No. This calculator uses the Westergaard slab-on-grade method, which is specifically designed for ground-supported slabs resting directly on soil or a prepared base. Post-tensioned slabs, elevated structural slabs (spanning between beams or columns), two-way flat plates, and waffle slabs all behave differently and require different analysis methods — typically involving shear, punching shear, deflection limits, and boundary conditions that are not captured here. For those applications, consult a licensed structural engineer with the full building plans.
The PCA and ACI both recommend a minimum of 4,000 PSI for warehouse floors subjected to forklift traffic and heavy racking loads. Most modern distribution centers specify 4,500 PSI for better surface hardness, wear resistance, and load capacity. If the floor will see hard-wheel forklifts (which cause significantly higher contact pressure than pneumatic tires), abrasion-resistant admixtures or a dry-shake hardener topping should also be specified. The slab thickness in a typical warehouse is 6–8 inches, with 7 inches being increasingly common as racking loads have grown with taller storage systems.

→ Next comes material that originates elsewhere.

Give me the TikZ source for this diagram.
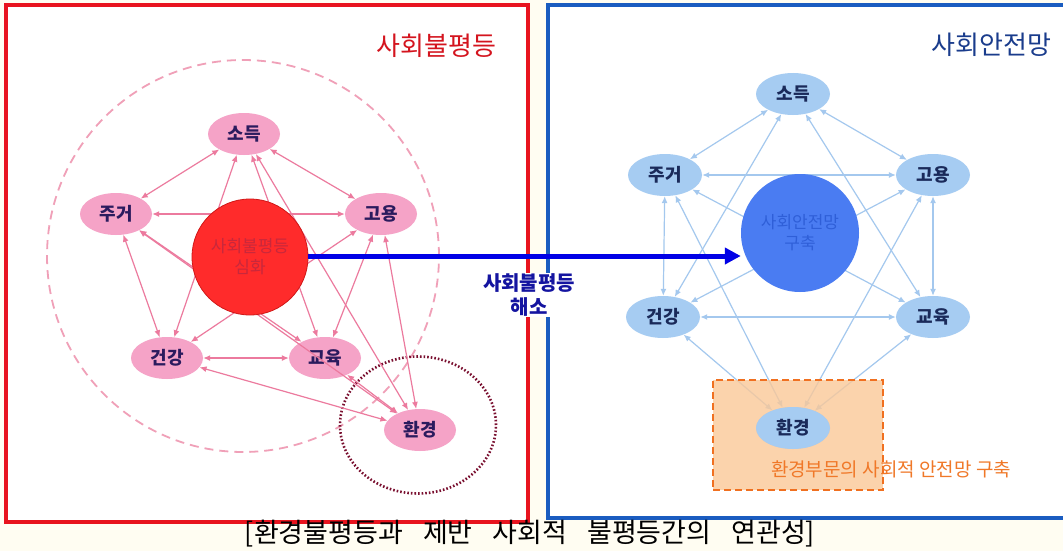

Slab thickness has a cubic relationship with flexural capacity — doubling the thickness increases moment resistance by a factor of four (the section modulus S = h²/6 scales with h²). In practice, going from 4 inches to 6 inches increases safe load capacity by approximately 2.25 times, not just 1.5 times. Going from 6 inches to 8 inches roughly doubles capacity again. This is why thickness is almost always more cost-effective than upgrading concrete PSI alone. Adding 2 inches of thickness costs more in materials but delivers dramatically higher structural performance per dollar spent.